Sutopo mengatakan di klaster pendidikan masih banyak fasilitas pendidikan yang rusak. Selain itu anak-anak korban banjir juga masih mengalami trauma dan kekurangan perlengkapan belajar. Masalah volume sampah yang dibawa oleh banjir bandang juga belum dapat dituntaskan dan terkendala di tempat penampungan sampah.
"Kondisi drainase yang dangkal dan tertutup sampah sehingga setiap hujan lebat langsung terjadi genangan," kata Sutopo, Kamis (5/1).
Sementara tim medis terus melayani masyarakat terdampak. Sebanyak 3.270 rumah sudah dilakukan kaporisasi dari 15.900 rumah terdampak bencana banjir bandang, lanjutnya. Sutopo menyebutkan masih terdapat 900 jiwa mengungsi di sembilan titik pengungsian. Jumlah pengungsi masih naik-turun mengingat trauma masyarakat yang langsung berlari ke posko pengungsian saat turun hujan lebat.

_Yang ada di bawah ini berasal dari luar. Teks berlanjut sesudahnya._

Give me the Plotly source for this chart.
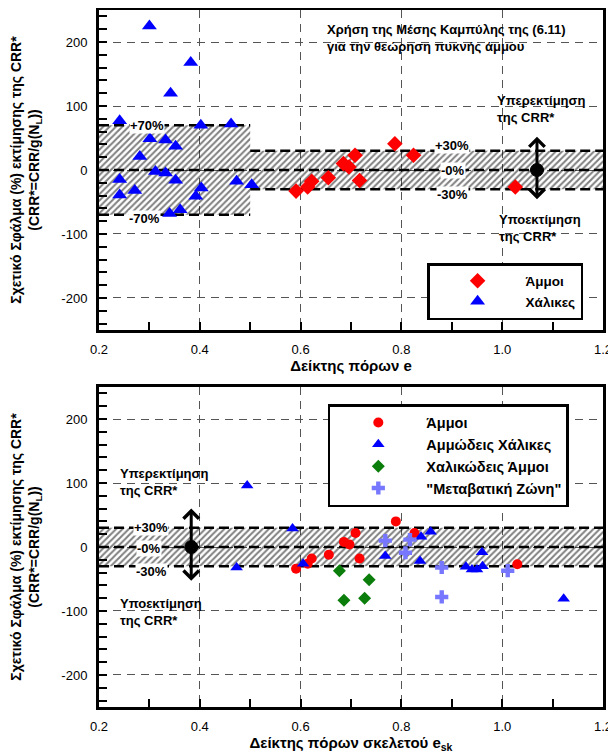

"Kondisi sungai-sungai dangkal pasca banjir dan mudah meluap kembali jika hujan deras. Perlu ada penanganan normalisasi sungai," ujar Sutopo.
Banjir besar yang merendam Kota Bima pada 21 dan 23 Desember 2016 masih mengakibatkan dampak yang besar. Tercatat 229 unit rumah hanyut, 716 rumah rusak berat, 739 rumah rusak sedang dan 17.706 unit terrendam. Sebanyak 63 unit fasilitas kesehatan rusak dan 27 sekolah mulai SD hingga SMA/SMK rusak.
Sedangkan kerusakan infrastruktur meliputi sembilan jembatan rusak, jalan dalam kota rusak sepanjang 40 kilometer, lima PDAM rusak berat dan satu DAM rusak sedang.